PO Box 2458, Tijeras NM 87059

Mountain Gardens--finding success with plants for the high desert and East Mountains of New Mexico

Sunday, August 25, 2013

Garden Club Visits Santa Fe Botanical Garden

The recently opened Santa Fe Botanical Garden at Museum Hill was a treat for the members of Mountain Garden Club on our August field trip. The drive along the Turquoise Trail has stunning views. The location of the garden is beautiful with the Jemez Mountains as backdrop. Lunch in the Museum Hill CafĂ© was delicious. But for gardeners the main event is always the plantings--and we were surprised to learn that though the infrastructure started to go in last fall, the plants have only been in the ground since May!
Creeping thymes and yucca near the entrance signal the xeric nature of this garden. Natives like fernbush, sage, and Mormon tea are used widely and with good effect. But there is an orchard and a rose garden too. Water catchment is an important part of the infrastructure with stone swales directing rainwater into a series of basins to the immediate benefit of the thirstier plants.

A historic part of the garden is a gabion dam built by the CCC during the 1930's as part of water catchment in the Arroyo de Los Pinos. It needed very little work to restore it to full function. The Kearney Gap Bridge over the arroyo  was originally built in 1913 on NM 283 south of Las Vegas, NM along the Santa Fe Trail, and will eventually "bridge" the way to the Naturalistic Gardens.

There are several inviting courtyards where one can just sit and enjoy--beautiful with native rock, a small fountain, fruit trees, and plantings of penstemons, chamisa, yarrows, and agastaches. Along the trails and other gardens plants include aspen, cottonwood, and other native trees, native grasses like Indian rice grass, and shrubs like apache plume. For a more comprehensive list of plants, and maps of the gardens visit santafebotanicalgarden.org.
Docent guided tours are available, as are many other educational opportunities.

The garden was designed by W.Gary Smith, a nationally renowned landscape architect.


Tuesday, August 13, 2013


Traveling 'string'
The dry hills of California are covered with this evil stuff; it seems to occur everywhere--but not here, high in the mountains of New Mexico, at least not until now. Wandering around amazed at the new growth stimulated by the tremendous rain we've have in the last few weeks, we stumbled over a patch of yellow silly string, and I really did gasp in horror, "Oh my god!" (I didn't have the good sense to get a pic of that original mass.)

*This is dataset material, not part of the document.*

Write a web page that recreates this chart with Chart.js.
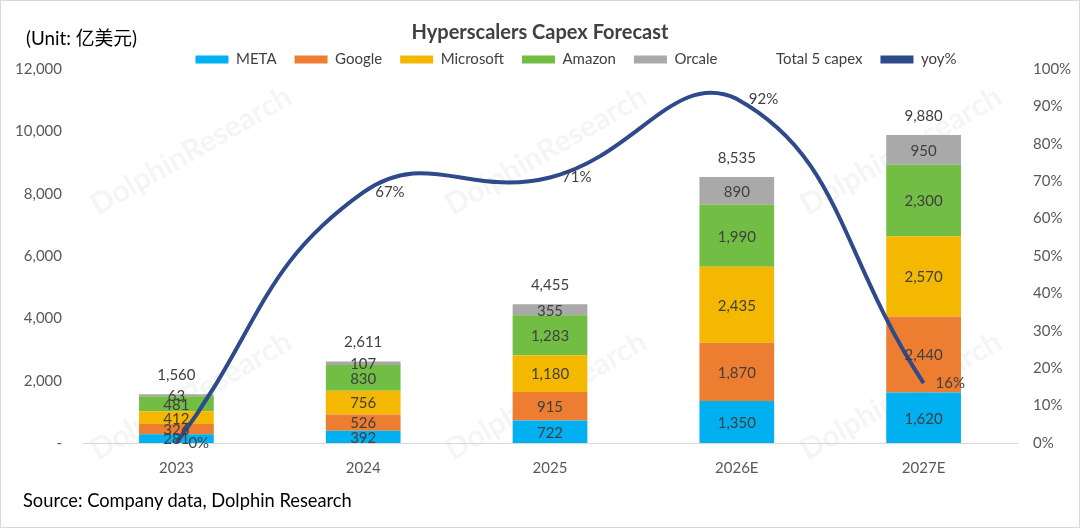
<!DOCTYPE html>
<html>
<head>
<meta charset="utf-8">
<script src="https://cdn.jsdelivr.net/npm/chart.js@4/dist/chart.umd.min.js"></script>
<style>
  html, body { margin: 0; padding: 0; background: #fff; }
  #wrap { position: relative; width: 1080px; height: 528px; box-sizing: border-box; border: 1px solid #d9d9d9; overflow: hidden; }
  #wrap canvas { position: absolute; left: 0; top: 0; }
  .note { position: absolute; font-family: Lato, "Noto Sans CJK SC", sans-serif; color: #000; white-space: nowrap; }
  #unit { left: 25px; top: 22px; font-size: 18.8px; }
  #source { left: 22px; top: 488px; font-size: 18.3px; }
</style>
</head>
<body>
<div id="wrap">
  <canvas id="capex-chart" width="1078" height="526"></canvas>
  <div id="unit" class="note">(Unit: 亿美元)</div>
  <div id="source" class="note">Source: Company data, Dolphin Research</div>
</div>
<script>
// Chart data (亿美元)
const years = ['2023', '2024', '2025', '2026E', '2027E'];
const meta = [281, 392, 722, 1350, 1620];
const google = [326, 526, 915, 1870, 2440];
const microsoft = [412, 756, 1180, 2435, 2570];
const amazon = [481, 830, 1283, 1990, 2300];
const oracle = [63, 107, 355, 890, 950];
const totals = [1560, 2611, 4455, 8535, 9880];
const yoy = [0, 67, 71, 92, 16]; // percent
const leftTicks = [0, 2000, 4000, 6000, 8000, 10000, 12000];

const FONT = 'Lato, "Noto Sans CJK SC", sans-serif';
const textColor = '#404040';
const lineColor = '#2E4A8A';

function fmt(v) {
    return v.toLocaleString('en-US');
}

function barSet(label, data, color) {
    return {
        type: 'bar',
        label: label,
        data: data,
        backgroundColor: color,
        borderWidth: 0,
        stack: 'capex',
        yAxisID: 'y',
        order: 2,
        categoryPercentage: 1,
        barPercentage: 0.4
    };
}

// legend sits a little right of centre in the original
const legendShift = {
    id: 'legendShift',
    afterLayout(chart) {
        chart.legend.left += 36;
        chart.legend.right += 36;
    }
};

// value labels + faint watermark
const labelPlugin = {
    id: 'valueLabels',
    beforeDatasetsDraw(chart) {
        const c = chart.ctx;
        c.save();
        c.font = 'bold 30px ' + FONT;
        c.fillStyle = 'rgba(190,190,190,0.16)';
        c.textAlign = 'center';
        c.textBaseline = 'middle';
        const spots = [[190, 150], [545, 150], [900, 150], [190, 395], [545, 395], [900, 395]];
        spots.forEach(function(p) {
            c.save();
            c.translate(p[0], p[1]);
            c.rotate(-Math.PI / 6);
            c.fillText('DolphinResearch', 0, 0);
            c.restore();
        });
        c.restore();
    },
    afterDatasetsDraw(chart) {
        const c = chart.ctx;
        c.save();
        c.font = '15px ' + FONT;
        c.fillStyle = textColor;
        c.textBaseline = 'middle';
        chart.data.datasets.forEach(function(ds, i) {
            const m = chart.getDatasetMeta(i);
            m.data.forEach(function(el, j) {
                if (ds.kind === 'total') {
                    c.textAlign = 'center';
                    c.fillText(fmt(ds.data[j]), el.x, el.y - 19);
                } else if (ds.kind === 'yoy') {
                    c.textAlign = 'left';
                    c.fillText(ds.data[j] + '%', el.x + 12, el.y);
                } else {
                    c.textAlign = 'center';
                    c.fillText(fmt(ds.data[j]), el.x, (el.y + el.base) / 2 + 1);
                }
            });
        });
        c.restore();
    }
};

const ctx = document.getElementById('capex-chart').getContext('2d');
const capexChart = new Chart(ctx, {
    data: {
        labels: years,
        datasets: [
            barSet('META', meta, '#00B0F0'),
            barSet('Google', google, '#ED7D31'),
            barSet('Microsoft', microsoft, '#F5B800'),
            barSet('Amazon', amazon, '#72BE44'),
            barSet('Orcale', oracle, '#A9A9A9'),
            {
                type: 'line',
                kind: 'total',
                label: 'Total 5 capex',
                data: totals,
                showLine: false,
                pointRadius: 0,
                borderColor: 'rgba(0,0,0,0)',
                backgroundColor: 'rgba(0,0,0,0)',
                stack: 'total',
                yAxisID: 'y',
                order: 1
            },
            {
                type: 'line',
                kind: 'yoy',
                label: 'yoy%',
                data: yoy,
                borderColor: lineColor,
                backgroundColor: lineColor,
                borderWidth: 4,
                pointRadius: 0,
                tension: 0.45,
                yAxisID: 'y1',
                order: 0
            }
        ]
    },
    options: {
        responsive: false,
        animation: false,
        layout: { padding: { left: 0, right: 0, top: 0, bottom: 50 } },
        scales: {
            x: {
                afterFit(axis) { axis.height = 34; },
                grid: { display: false },
                border: { display: true, color: '#d9d9d9' },
                ticks: { color: '#595959', font: { family: FONT, size: 15 }, padding: 8 }
            },
            y: {
                stacked: true,
                min: 0,
                max: 12000,
                afterBuildTicks(axis) {
                    axis.ticks = leftTicks.map(function(v) { return { value: v }; });
                },
                afterFit(axis) { axis.width = 82; },
                grid: { display: false },
                border: { display: false },
                ticks: {
                    color: '#595959',
                    font: { family: FONT, size: 15 },
                    padding: 13,
                    callback: function(v) { return v === 0 ? '-' : fmt(v); }
                }
            },
            y1: {
                position: 'right',
                min: 0,
                max: 100,
                afterFit(axis) { axis.width = 62; },
                grid: { display: false },
                border: { display: false },
                ticks: {
                    stepSize: 10,
                    color: '#595959',
                    font: { family: FONT, size: 15 },
                    padding: 8,
                    callback: function(v) { return v + '%'; }
                }
            }
        },
        plugins: {
            title: {
                display: true,
                text: 'Hyperscalers Capex Forecast',
                color: '#404040',
                font: { family: FONT, size: 20, weight: 'bold' },
                padding: { top: 20, bottom: -11 }
            },
            legend: {
                display: true,
                maxHeight: 35,
                labels: {
                    color: '#404040',
                    font: { family: FONT, size: 15 },
                    boxWidth: 33,
                    boxHeight: 8,
                    padding: 18,
                    sort: function(a, b) { return a.datasetIndex - b.datasetIndex; },
                    generateLabels: function(chart) {
                        const items = Chart.defaults.plugins.legend.labels.generateLabels(chart);
                        items.forEach(function(it) {
                            const ds = chart.data.datasets[it.datasetIndex];
                            it.lineWidth = 0;
                            it.strokeStyle = 'rgba(0,0,0,0)';
                            if (ds.kind === 'total') {
                                it.fillStyle = 'rgba(0,0,0,0)';
                            } else {
                                it.fillStyle = ds.kind === 'yoy' ? lineColor : ds.backgroundColor;
                            }
                        });
                        return items;
                    }
                }
            },
            tooltip: { enabled: false }
        }
    },
    plugins: [labelPlugin, legendShift]
});
</script>
</body>
</html>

Difficult to spot till the growth is really spread out, I don't know how bad the infestation is. The "strings" are fine, and travel looking for victims. The stuff I've seen other places is bright orange, but ours' is yellow. When the dodder finds its vic, it infiltrates the plant, then draws all its sustenance from it, eventually killing the plant. There is no treatment; both dodder and host must be destroyed. Given the number of fruit trees I have, that is too terrible to contemplate!
dodder flowers

Recommended treatment includes burning out, or spraying with herbicide. By the time we spotted the dodder, it was already flowering, hence SEED. So we opted to burn hoping that would destroy the seed as well as the mature plant, and infected hosts. We'll keep checking to make sure the original dozen or so sites are clear. Any remaining plant material, I'll try to rake (inward), and bag for the trash.

The burn...
Gardens Alive has a concise article about dodder--http://www.gardensalive.com/article.asp?ai=1115. There is a lot of other material online, too.

The UC Davis site is very thorough including preferred hosts, "Dodder species vary in the number of different host species they can infect. Some, such as C. salina, are in rather restricted sites such as salty marshes, flats, and ponds on just a few host plant species.
Scorched earth policy...
Others, such as C. pentagona (C. campestris in some publications), are found on many crop and weed species including alfalfa, asparagus, melons, safflower, sugarbeet, tomato, field bindweed (Convolvulus arvensis), lambsquarters (Chenopodium album), and pigweed (Amaranthus species). C. indecora, also has a wide host range that includes alfalfa and weeds such as field bindweed, five-hook bassia (Bassia hyssopifolia), lambsquarters, and Russian thistle (Salsola tragus)."

All of our spots had either pigweed or purslane. If you don't recognize these, keep checking back. I'll be posting a lot of pics of the weeds that have exploded in the last few weeks. All those seeds were just laying dormant in the soil till enough moisture occurred!

The last photo on the right shows the worst site--10 to 15 feet wide, running sporadically down the hill for about 30 feet. We'll be doing a wider inspection over the next days; we only checked and treated about five acres--95 more to go!